Administration Calls for 18-Month Extension of Transportation Law
By Ron Thaniel
July 13, 2009
U.S. Department of Transportation Secretary Ray LaHood, on a June 29 conference call with mayors, reiterated the administration’s position that an immediate 18-month extension of the current surface transportation law is needed so that the Highway Trust Fund (HTF) can be replenished, and the administration can implement discrete, leading-edge, capacity-building measures that a long-term reauthorization should expand upon.
This builds on a June 17 statement by LaHood that stated, “As part of this (18-month extension), I am proposing that we enact critical reforms to help us make better investment decisions with cost-benefit analysis, focus on more investments in metropolitan areas and promote the concept of livability to more closely link home and work.”
An analysis by the USDOT shows that the HTF will be running short on revenue in late August or early September of this year. To extend the program 18-months at the baseline funding level will require $18 billion for the highway account and $2 billion for the transit account. Legislation would need to be passed by July 31 to avoid disruptions of highway projects.
The administration believes through an 18-month extension that opportunities can be created to put in place a limited set of reforms that can form the basis for further reforms in a full six-year authorization.
Although the House Highway and Transit Subcommittee approved The Surface Transportation Authorization Act of 2009 on June 24, it has been and continues to be very unlikely that Congress and the administration could complete a multi-year authorization of the massive federal surface transportation law by September 30 of this year. The current federal surface transportation program, which was authorized by the Safe, Accountable, Flexible, Efficient Transportation Equity Act: A Legacy for Users (SAFETEA-LU) in 2005. The prior law, Transportation Equity Act for the 21st Century (TEA-21), was extended twelve times over two-years.
Stage I of Next Transportation Authorization
The administration’s core principles for the proposed 18-month reauthorization, which is considered “Stage I” of the broader reauthorization process, includes a general fund transfer to the Highway Trust Fund to maintain its solvency (it is the position of USCM that this clearly opens the door to metropolitan focused reforms in the extension). Other key points in Stage I include identifying revenue-raising measures that will reimburse the general fund for the transfer over ten years; state and MPO capacity-building measures that would be seen as a “downpayment” on longer-term improvements in data-driven decision making, transparency, and accountability; and measures to improve regional mobility and access and enhance the livability of all communities.
Regarding state and MPO capacity-building measures, the administration proposes $300 million to help states and localities build capacity for collection and analysis of data on transportation goals. States and MPOs that choose to participate would be given funding to establish project evaluation infrastructure, including information on usage or ridership, accidents and fatalities, average speeds and travel times, and environmental impacts.
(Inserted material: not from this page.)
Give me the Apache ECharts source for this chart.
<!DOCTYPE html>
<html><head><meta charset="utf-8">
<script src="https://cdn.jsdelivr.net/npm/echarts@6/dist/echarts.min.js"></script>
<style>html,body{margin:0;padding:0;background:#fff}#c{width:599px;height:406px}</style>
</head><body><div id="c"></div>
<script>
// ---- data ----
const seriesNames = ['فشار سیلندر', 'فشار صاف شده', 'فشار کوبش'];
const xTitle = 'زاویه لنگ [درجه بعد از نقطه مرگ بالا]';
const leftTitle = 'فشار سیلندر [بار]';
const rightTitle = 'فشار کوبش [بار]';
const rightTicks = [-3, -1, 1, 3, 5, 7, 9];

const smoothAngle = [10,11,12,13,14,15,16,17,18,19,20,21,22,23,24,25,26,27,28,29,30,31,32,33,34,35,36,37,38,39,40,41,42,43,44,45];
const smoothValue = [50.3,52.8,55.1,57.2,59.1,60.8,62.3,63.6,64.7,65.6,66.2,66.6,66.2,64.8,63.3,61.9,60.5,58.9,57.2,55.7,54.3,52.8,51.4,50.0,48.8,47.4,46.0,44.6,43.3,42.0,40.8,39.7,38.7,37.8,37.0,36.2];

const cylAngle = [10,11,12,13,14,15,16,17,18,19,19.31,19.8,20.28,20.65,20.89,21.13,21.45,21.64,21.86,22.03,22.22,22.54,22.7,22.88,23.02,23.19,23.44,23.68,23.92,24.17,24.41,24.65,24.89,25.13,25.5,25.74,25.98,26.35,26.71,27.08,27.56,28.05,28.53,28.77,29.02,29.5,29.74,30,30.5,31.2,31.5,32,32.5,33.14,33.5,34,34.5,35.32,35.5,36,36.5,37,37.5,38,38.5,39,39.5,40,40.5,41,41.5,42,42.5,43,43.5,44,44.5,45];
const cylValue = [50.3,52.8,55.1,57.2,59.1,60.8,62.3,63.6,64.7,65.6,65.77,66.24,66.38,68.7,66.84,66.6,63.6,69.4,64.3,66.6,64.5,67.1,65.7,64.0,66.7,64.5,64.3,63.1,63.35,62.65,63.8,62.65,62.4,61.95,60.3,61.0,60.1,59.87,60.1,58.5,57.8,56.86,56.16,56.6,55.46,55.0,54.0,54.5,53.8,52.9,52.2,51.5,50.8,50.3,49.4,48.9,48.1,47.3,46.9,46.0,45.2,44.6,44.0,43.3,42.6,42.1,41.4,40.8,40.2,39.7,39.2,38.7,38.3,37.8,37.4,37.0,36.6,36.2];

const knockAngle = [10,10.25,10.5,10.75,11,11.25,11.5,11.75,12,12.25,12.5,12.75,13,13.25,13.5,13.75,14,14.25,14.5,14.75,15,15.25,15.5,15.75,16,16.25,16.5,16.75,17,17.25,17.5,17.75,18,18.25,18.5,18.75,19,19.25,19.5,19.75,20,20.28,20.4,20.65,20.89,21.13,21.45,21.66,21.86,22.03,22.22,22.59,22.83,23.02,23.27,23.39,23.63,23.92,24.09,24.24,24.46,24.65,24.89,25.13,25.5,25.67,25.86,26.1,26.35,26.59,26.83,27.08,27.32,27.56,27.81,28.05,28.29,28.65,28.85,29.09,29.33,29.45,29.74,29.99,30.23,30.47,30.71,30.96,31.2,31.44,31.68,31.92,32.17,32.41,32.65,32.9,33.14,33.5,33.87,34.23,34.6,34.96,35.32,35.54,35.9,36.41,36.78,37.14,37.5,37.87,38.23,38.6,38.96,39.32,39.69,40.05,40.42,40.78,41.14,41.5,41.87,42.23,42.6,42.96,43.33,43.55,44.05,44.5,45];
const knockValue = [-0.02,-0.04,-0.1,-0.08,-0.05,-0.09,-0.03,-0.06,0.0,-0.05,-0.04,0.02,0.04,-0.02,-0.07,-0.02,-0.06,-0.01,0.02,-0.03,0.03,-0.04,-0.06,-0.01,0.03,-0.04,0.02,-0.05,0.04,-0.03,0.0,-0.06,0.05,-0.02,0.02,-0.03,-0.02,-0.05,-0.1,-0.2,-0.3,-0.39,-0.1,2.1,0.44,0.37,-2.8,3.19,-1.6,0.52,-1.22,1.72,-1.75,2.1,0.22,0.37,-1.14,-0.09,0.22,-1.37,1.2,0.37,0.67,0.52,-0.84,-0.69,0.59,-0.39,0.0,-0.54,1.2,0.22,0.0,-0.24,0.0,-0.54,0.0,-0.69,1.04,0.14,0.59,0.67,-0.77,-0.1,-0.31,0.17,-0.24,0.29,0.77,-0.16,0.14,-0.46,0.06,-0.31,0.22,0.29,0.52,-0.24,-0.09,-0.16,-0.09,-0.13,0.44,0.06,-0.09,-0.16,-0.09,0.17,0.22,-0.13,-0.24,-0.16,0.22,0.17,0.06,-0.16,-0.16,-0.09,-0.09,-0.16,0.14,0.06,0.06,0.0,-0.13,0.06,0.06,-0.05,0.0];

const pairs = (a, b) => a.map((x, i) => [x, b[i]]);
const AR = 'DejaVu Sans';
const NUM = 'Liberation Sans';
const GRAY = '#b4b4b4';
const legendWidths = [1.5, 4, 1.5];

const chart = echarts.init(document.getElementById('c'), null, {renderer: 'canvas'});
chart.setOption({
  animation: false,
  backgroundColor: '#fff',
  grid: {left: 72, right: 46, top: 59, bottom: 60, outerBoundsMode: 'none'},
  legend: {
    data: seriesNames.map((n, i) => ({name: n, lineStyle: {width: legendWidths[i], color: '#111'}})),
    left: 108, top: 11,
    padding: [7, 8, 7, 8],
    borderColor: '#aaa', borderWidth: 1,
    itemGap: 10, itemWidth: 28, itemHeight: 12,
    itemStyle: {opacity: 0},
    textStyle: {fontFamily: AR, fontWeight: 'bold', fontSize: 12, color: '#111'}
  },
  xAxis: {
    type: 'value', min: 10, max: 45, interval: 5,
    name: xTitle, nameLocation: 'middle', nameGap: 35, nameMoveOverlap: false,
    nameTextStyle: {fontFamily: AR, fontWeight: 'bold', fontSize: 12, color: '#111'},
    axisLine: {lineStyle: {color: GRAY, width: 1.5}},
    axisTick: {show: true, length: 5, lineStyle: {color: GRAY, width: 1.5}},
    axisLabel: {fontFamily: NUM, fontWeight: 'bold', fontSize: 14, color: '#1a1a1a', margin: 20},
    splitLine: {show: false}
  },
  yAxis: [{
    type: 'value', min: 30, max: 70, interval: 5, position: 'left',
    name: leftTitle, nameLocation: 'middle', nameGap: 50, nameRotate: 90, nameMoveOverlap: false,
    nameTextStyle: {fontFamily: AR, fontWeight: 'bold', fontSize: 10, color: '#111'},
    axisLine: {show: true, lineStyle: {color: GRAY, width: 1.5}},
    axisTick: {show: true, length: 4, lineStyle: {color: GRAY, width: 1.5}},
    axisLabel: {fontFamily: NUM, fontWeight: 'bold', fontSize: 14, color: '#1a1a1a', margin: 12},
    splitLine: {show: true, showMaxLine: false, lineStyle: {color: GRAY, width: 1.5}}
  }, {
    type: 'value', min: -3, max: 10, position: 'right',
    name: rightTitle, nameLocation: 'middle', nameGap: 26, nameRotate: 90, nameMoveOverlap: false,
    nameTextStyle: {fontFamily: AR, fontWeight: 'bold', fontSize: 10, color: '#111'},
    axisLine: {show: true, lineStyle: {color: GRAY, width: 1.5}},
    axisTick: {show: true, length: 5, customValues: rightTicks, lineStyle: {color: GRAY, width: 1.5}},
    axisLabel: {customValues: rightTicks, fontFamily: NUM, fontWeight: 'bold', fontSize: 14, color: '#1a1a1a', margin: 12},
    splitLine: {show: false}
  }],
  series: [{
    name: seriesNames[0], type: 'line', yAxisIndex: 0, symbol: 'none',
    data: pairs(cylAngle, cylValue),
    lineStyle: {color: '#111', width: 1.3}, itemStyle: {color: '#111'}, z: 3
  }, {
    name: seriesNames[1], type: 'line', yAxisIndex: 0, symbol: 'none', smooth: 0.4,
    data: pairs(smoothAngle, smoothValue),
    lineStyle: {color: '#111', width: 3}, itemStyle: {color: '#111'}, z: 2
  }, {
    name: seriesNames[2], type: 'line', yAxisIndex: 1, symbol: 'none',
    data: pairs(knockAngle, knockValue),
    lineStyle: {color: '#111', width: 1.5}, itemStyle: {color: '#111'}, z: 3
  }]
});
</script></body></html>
This voluntary program would provide participating entities the opportunity to integrate analysis into investment decisions and prepare for improved accountability standards and merit criteria in the long-term authorization.
Pertaining to increasing transparency, the administration is proposing stronger requirements for tracking and reporting on the projected and actual outcomes of state and local transportation investments that use federal dollars.
Regional Mobility, Livability Reforms
Of particular interest to USCM, the administration is supporting efforts to improve regional access and mobility and enhance livability of communities. Possible reforms in Stage I could include developing guidelines for multimodal regional access plans, establishing local transportation governance standards and best practices, and funding approved multimodal access plans. In addition, Stage I could include developing guidelines for community plans and providing funding for approved projects with special emphasis on convenience of transportation options, reduction in travel times, smart growth, preservation of open space, and more integrated responses to land use and transportation needs.
USCM’s Mobility Plan Offers Bold Vision for Sustainable Metro Investments
As the many issues pertaining to an 18-month extension and House action on the Surface Transportation Authorization Act of 2009 play themselves out, it is important that mayors meet with their members in House and Senate leadership and key transportation and finance committees, and urge them to support new-targeted metropolitan investment policies to ensure increased federal funding commitments to transportation infrastructure in cities and their metropolitan areas through the creation of a Metropolitan Mobility Program.
The mayors Metropolitan Mobility Program proposal ensures that traffic congested areas actually receive funding, and can budget for transportation investments that compliment centers of housing and employment.
Under the Conference’s proposal, new and existing federal surface transportation funds should be allocated (i.e., as following current suballocation practices, specifically local project selection) within states calibrated to the economic output of qualifying metropolitan areas. Project selection would coordinate transportation and land use using transit-oriented development with the measurement of increasing affordable housing investment near transit and employment opportunities.
Furthermore, project selection would include measurements based on a population’s density or compactness of cities within a metropolitan area. The Conference is recommending that MPO’s and MMA’s use those performance standards and national goals to develop mobility plans to accommodate new economic and population growth.